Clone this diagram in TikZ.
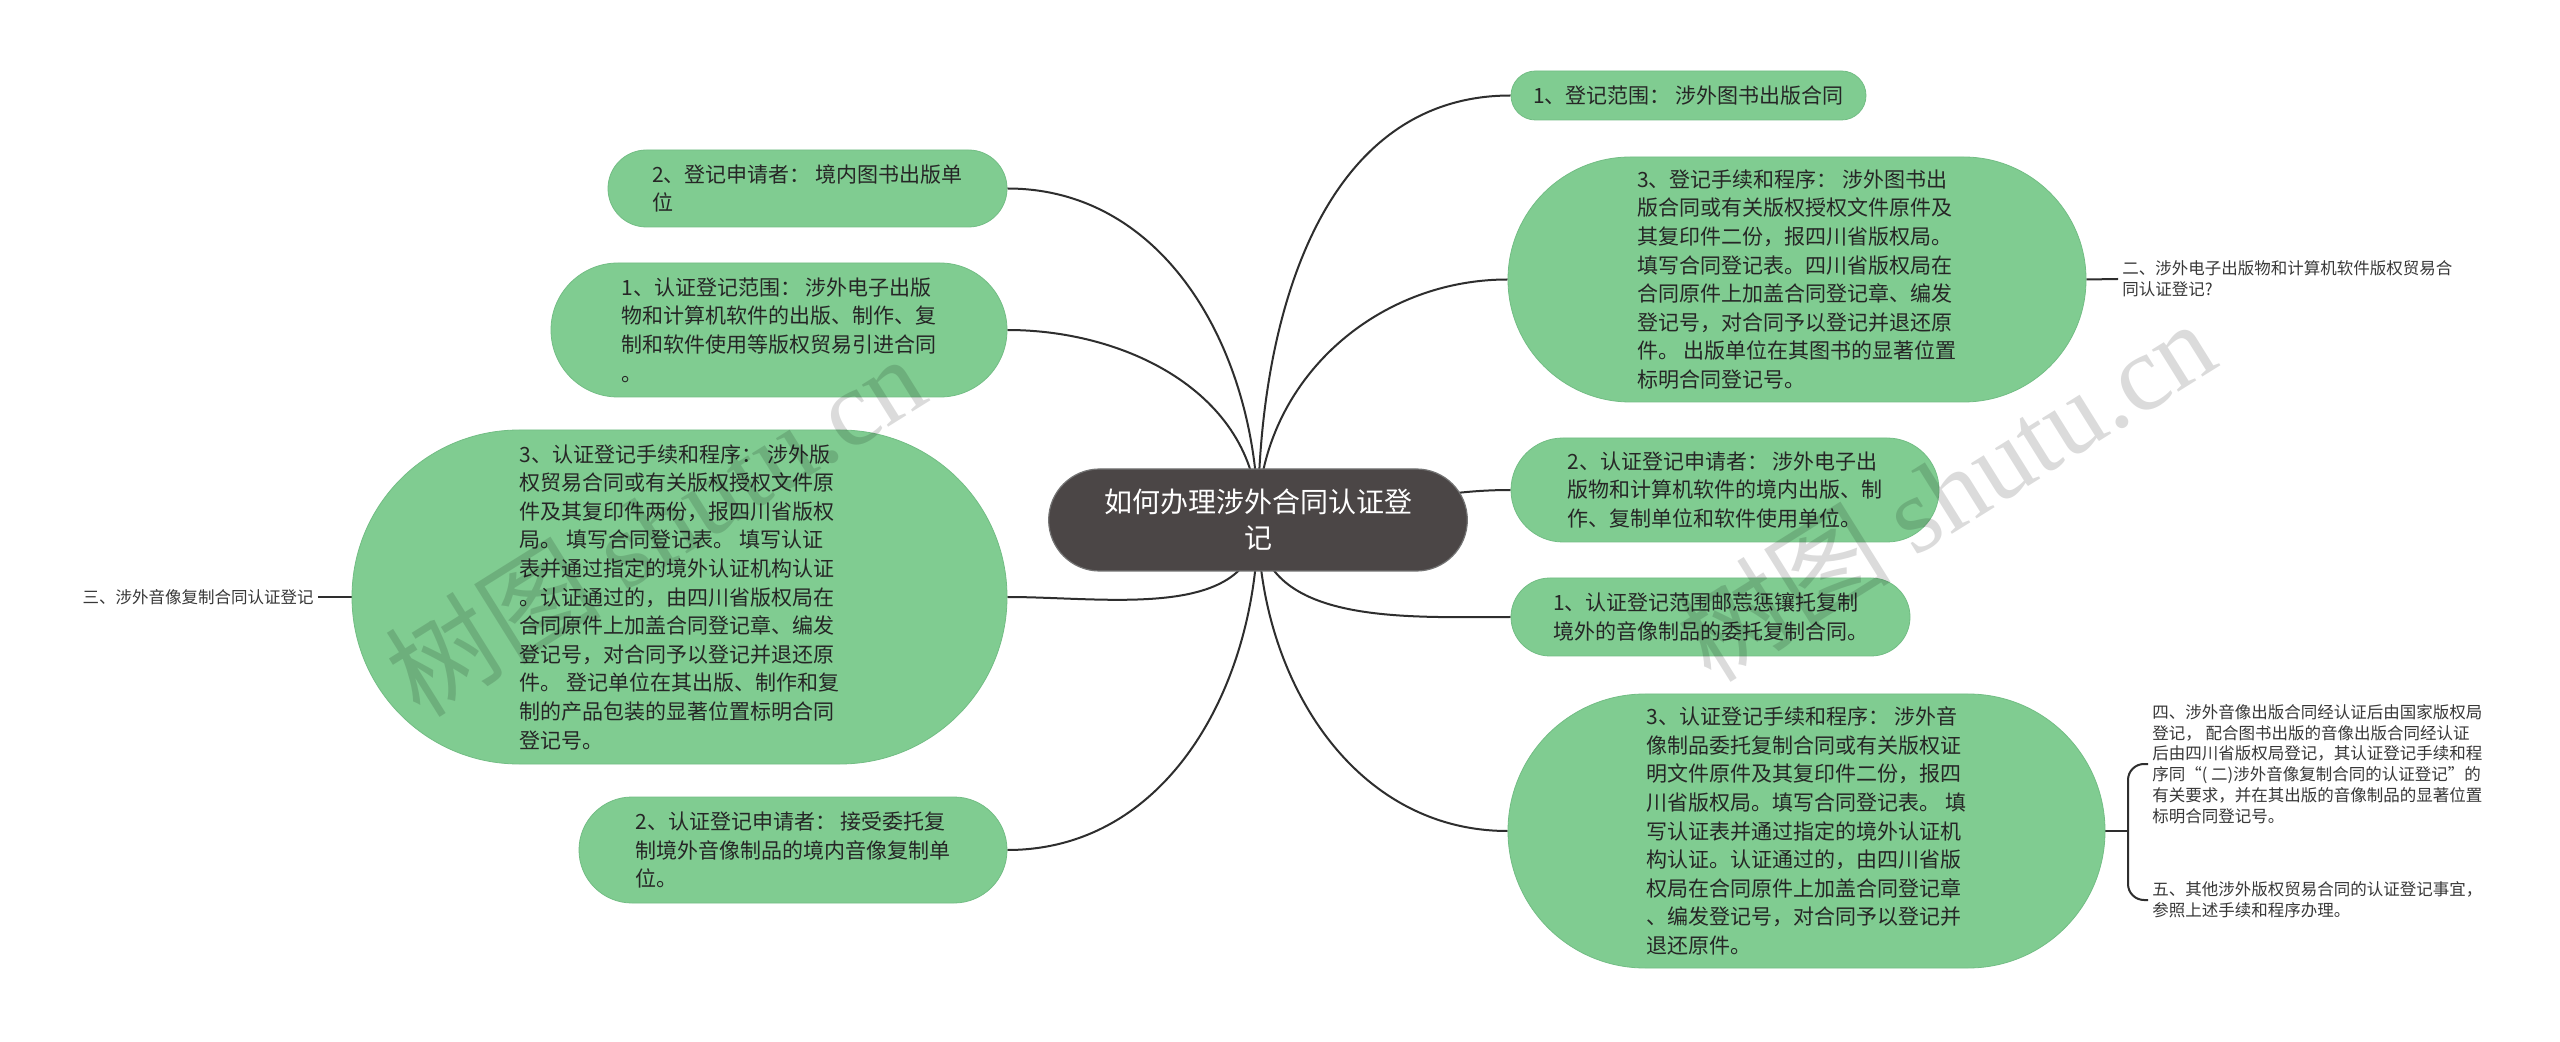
\documentclass[tikz,border=0pt]{standalone}
\usepackage{fontspec}
\setmainfont{Noto Sans CJK SC}
\newfontfamily\wmfont{Liberation Serif}
\usetikzlibrary{shapes.misc,backgrounds}
\definecolor{leafgreen}{HTML}{80CC91}
\definecolor{leafedge}{HTML}{72BD84}
\definecolor{rootgray}{HTML}{4B4646}
\definecolor{linkgray}{HTML}{2E2E2E}

\begin{document}
\begin{tikzpicture}[x=0.5pt,y=-0.5pt,line cap=round,
  link/.style={draw=linkgray,line width=1pt},
  leaf/.style={rounded rectangle,fill=leafgreen,draw=leafedge,line width=0.4pt,
    text=black!85,align=left,inner xsep=2pt,inner ysep=0pt,
    font=\fontsize{10.5pt}{14.3pt}\selectfont},
  root/.style={rounded rectangle,fill=rootgray,draw=black!55,line width=0.6pt,
    text=white,align=center,inner ysep=0pt,font=\fontsize{14pt}{18pt}\selectfont},
  note/.style={align=left,inner sep=2pt,text=black!78,
    font=\fontsize{8.25pt}{10.35pt}\selectfont},
  wmark/.style={rotate=32,text=black,text opacity=0.14,font=\fontsize{54pt}{54pt}\selectfont}]
\useasboundingbox (0,0) rectangle (2560,1042);

\node[root,minimum width=216pt,minimum height=51pt] (C) at (1258,520) {如何办理涉外合同认证登\\记};

\node[leaf,minimum width=203.5pt,minimum height=38.5pt] (L1) at (807.5,188.5)
  {2、登记申请者： 境内图书出版单\\位};
\node[leaf,minimum width=232pt,minimum height=67pt] (L2) at (779,330)
  {1、认证登记范围： 涉外电子出版\\物和计算机软件的出版、制作、复\\制和软件使用等版权贸易引进合同\\。};
\node[leaf,minimum width=331.5pt,minimum height=167pt] (L3) at (679.5,597)
  {3、认证登记手续和程序： 涉外版\\权贸易合同或有关版权授权文件原\\件及其复印件两份，报四川省版权\\局。 填写合同登记表。 填写认证\\表并通过指定的境外认证机构认证\\。认证通过的，由四川省版权局在\\合同原件上加盖合同登记章、编发\\登记号，对合同予以登记并退还原\\件。 登记单位在其出版、制作和复\\制的产品包装的显著位置标明合同\\登记号。};
\node[leaf,minimum width=218pt,minimum height=53pt] (L4) at (793,850)
  {2、认证登记申请者： 接受委托复\\制境外音像制品的境内音像复制单\\位。};

\node[leaf,minimum width=181.5pt,minimum height=24.5pt] (R1) at (1688.5,95.5)
  {1、登记范围： 涉外图书出版合同};
\node[leaf,minimum width=293pt,minimum height=122.5pt] (R2) at (1797,279.5)
  {3、登记手续和程序： 涉外图书出\\版合同或有关版权授权文件原件及\\其复印件二份，报四川省版权局。\\填写合同登记表。四川省版权局在\\合同原件上加盖合同登记章、编发\\登记号，对合同予以登记并退还原\\件。 出版单位在其图书的显著位置\\标明合同登记号。};
\node[leaf,minimum width=218pt,minimum height=52pt] (R3) at (1725,490)
  {2、认证登记申请者： 涉外电子出\\版物和计算机软件的境内出版、制\\作、复制单位和软件使用单位。};
\node[leaf,minimum width=203.5pt,minimum height=39pt] (R4) at (1710.5,617)
  {1、认证登记范围邮莣惩镶托复制\\境外的音像制品的委托复制合同。};
\node[leaf,minimum width=302.5pt,minimum height=137pt] (R5) at (1806.5,831)
  {3、认证登记手续和程序： 涉外音\\像制品委托复制合同或有关版权证\\明文件原件及其复印件二份，报四\\川省版权局。填写合同登记表。 填\\写认证表并通过指定的境外认证机\\构认证。认证通过的，由四川省版\\权局在合同原件上加盖合同登记章\\、编发登记号，对合同予以登记并\\退还原件。};

\node[note,anchor=east] (san) at (318,597) {三、涉外音像复制合同认证登记};
\node[note,anchor=west] (er) at (2118,279) {二、涉外电子出版物和计算机软件版权贸易合\\同认证登记?};
\node[note,anchor=west] (si) at (2148,764) {四、涉外音像出版合同经认证后由国家版权局\\登记， 配合图书出版的音像出版合同经认证\\后由四川省版权局登记，其认证登记手续和程\\序同“( 二)涉外音像复制合同的认证登记”的\\有关要求，并在其出版的音像制品的显著位置\\标明合同登记号。};
\node[note,anchor=west] (wu) at (2148,900) {五、其他涉外版权贸易合同的认证登记事宜，\\参照上述手续和程序办理。};
\coordinate (brace) at (2128,831);

\begin{pgfonlayer}{background}
\fill[white] (0,0) rectangle (2560,1042);
\draw[link] (C.center) to[out=90,in=0] (L1.east);
\draw[link] (C.center) to[out=90,in=0] (L2.east);
\draw[link] (C.center) to[out=270,in=0] (L3.east);
\draw[link] (C.center) to[out=270,in=0] (L4.east);
\draw[link] (C.center) to[out=90,in=180] (R1.west);
\draw[link] (C.center) to[out=90,in=180] (R2.west);
\draw[link] (C.center) to[out=0,in=180] (R3.west);
\draw[link] (C.center) to[out=270,in=180] (R4.west);
\draw[link] (C.center) to[out=270,in=180] (R5.west);
\draw[link] (san) -- (L3);
\draw[link] (R2.east) -- (er.west);
\draw[link] (R5.east) -- (brace);
\draw[link,rounded corners=8pt] (si.west) -| (brace) |- (wu.west);
\end{pgfonlayer}

\node[wmark] at (655,525) {树图 {\wmfont shutu.cn}};
\node[wmark] at (1945,490) {树图 {\wmfont shutu.cn}};
\end{tikzpicture}
\end{document}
★ ★ ★
== YOUR OBJECTIVE ==
All the lines above are to be reproduced exactly, except the pictures.

== RIGHT ANSWER ==
Clone this diagram in TikZ.
\documentclass[tikz,border=0pt]{standalone}
\usepackage{fontspec}
\setmainfont{Noto Sans CJK SC}
\newfontfamily\wmfont{Liberation Serif}
\usetikzlibrary{shapes.misc,backgrounds}
\definecolor{leafgreen}{HTML}{80CC91}
\definecolor{leafedge}{HTML}{72BD84}
\definecolor{rootgray}{HTML}{4B4646}
\definecolor{linkgray}{HTML}{2E2E2E}

\begin{document}
\begin{tikzpicture}[x=0.5pt,y=-0.5pt,line cap=round,
  link/.style={draw=linkgray,line width=1pt},
  leaf/.style={rounded rectangle,fill=leafgreen,draw=leafedge,line width=0.4pt,
    text=black!85,align=left,inner xsep=2pt,inner ysep=0pt,
    font=\fontsize{10.5pt}{14.3pt}\selectfont},
  root/.style={rounded rectangle,fill=rootgray,draw=black!55,line width=0.6pt,
    text=white,align=center,inner ysep=0pt,font=\fontsize{14pt}{18pt}\selectfont},
  note/.style={align=left,inner sep=2pt,text=black!78,
    font=\fontsize{8.25pt}{10.35pt}\selectfont},
  wmark/.style={rotate=32,text=black,text opacity=0.14,font=\fontsize{54pt}{54pt}\selectfont}]
\useasboundingbox (0,0) rectangle (2560,1042);

\node[root,minimum width=216pt,minimum height=51pt] (C) at (1258,520) {如何办理涉外合同认证登\\记};

\node[leaf,minimum width=203.5pt,minimum height=38.5pt] (L1) at (807.5,188.5)
  {2、登记申请者： 境内图书出版单\\位};
\node[leaf,minimum width=232pt,minimum height=67pt] (L2) at (779,330)
  {1、认证登记范围： 涉外电子出版\\物和计算机软件的出版、制作、复\\制和软件使用等版权贸易引进合同\\。};
\node[leaf,minimum width=331.5pt,minimum height=167pt] (L3) at (679.5,597)
  {3、认证登记手续和程序： 涉外版\\权贸易合同或有关版权授权文件原\\件及其复印件两份，报四川省版权\\局。 填写合同登记表。 填写认证\\表并通过指定的境外认证机构认证\\。认证通过的，由四川省版权局在\\合同原件上加盖合同登记章、编发\\登记号，对合同予以登记并退还原\\件。 登记单位在其出版、制作和复\\制的产品包装的显著位置标明合同\\登记号。};
\node[leaf,minimum width=218pt,minimum height=53pt] (L4) at (793,850)
  {2、认证登记申请者： 接受委托复\\制境外音像制品的境内音像复制单\\位。};

\node[leaf,minimum width=181.5pt,minimum height=24.5pt] (R1) at (1688.5,95.5)
  {1、登记范围： 涉外图书出版合同};
\node[leaf,minimum width=293pt,minimum height=122.5pt] (R2) at (1797,279.5)
  {3、登记手续和程序： 涉外图书出\\版合同或有关版权授权文件原件及\\其复印件二份，报四川省版权局。\\填写合同登记表。四川省版权局在\\合同原件上加盖合同登记章、编发\\登记号，对合同予以登记并退还原\\件。 出版单位在其图书的显著位置\\标明合同登记号。};
\node[leaf,minimum width=218pt,minimum height=52pt] (R3) at (1725,490)
  {2、认证登记申请者： 涉外电子出\\版物和计算机软件的境内出版、制\\作、复制单位和软件使用单位。};
\node[leaf,minimum width=203.5pt,minimum height=39pt] (R4) at (1710.5,617)
  {1、认证登记范围邮莣惩镶托复制\\境外的音像制品的委托复制合同。};
\node[leaf,minimum width=302.5pt,minimum height=137pt] (R5) at (1806.5,831)
  {3、认证登记手续和程序： 涉外音\\像制品委托复制合同或有关版权证\\明文件原件及其复印件二份，报四\\川省版权局。填写合同登记表。 填\\写认证表并通过指定的境外认证机\\构认证。认证通过的，由四川省版\\权局在合同原件上加盖合同登记章\\、编发登记号，对合同予以登记并\\退还原件。};

\node[note,anchor=east] (san) at (318,597) {三、涉外音像复制合同认证登记};
\node[note,anchor=west] (er) at (2118,279) {二、涉外电子出版物和计算机软件版权贸易合\\同认证登记?};
\node[note,anchor=west] (si) at (2148,764) {四、涉外音像出版合同经认证后由国家版权局\\登记， 配合图书出版的音像出版合同经认证\\后由四川省版权局登记，其认证登记手续和程\\序同“( 二)涉外音像复制合同的认证登记”的\\有关要求，并在其出版的音像制品的显著位置\\标明合同登记号。};
\node[note,anchor=west] (wu) at (2148,900) {五、其他涉外版权贸易合同的认证登记事宜，\\参照上述手续和程序办理。};
\coordinate (brace) at (2128,831);

\begin{pgfonlayer}{background}
\fill[white] (0,0) rectangle (2560,1042);
\draw[link] (C.center) to[out=90,in=0] (L1.east);
\draw[link] (C.center) to[out=90,in=0] (L2.east);
\draw[link] (C.center) to[out=270,in=0] (L3.east);
\draw[link] (C.center) to[out=270,in=0] (L4.east);
\draw[link] (C.center) to[out=90,in=180] (R1.west);
\draw[link] (C.center) to[out=90,in=180] (R2.west);
\draw[link] (C.center) to[out=0,in=180] (R3.west);
\draw[link] (C.center) to[out=270,in=180] (R4.west);
\draw[link] (C.center) to[out=270,in=180] (R5.west);
\draw[link] (san) -- (L3);
\draw[link] (R2.east) -- (er.west);
\draw[link] (R5.east) -- (brace);
\draw[link,rounded corners=8pt] (si.west) -| (brace) |- (wu.west);
\end{pgfonlayer}

\node[wmark] at (655,525) {树图 {\wmfont shutu.cn}};
\node[wmark] at (1945,490) {树图 {\wmfont shutu.cn}};
\end{tikzpicture}
\end{document}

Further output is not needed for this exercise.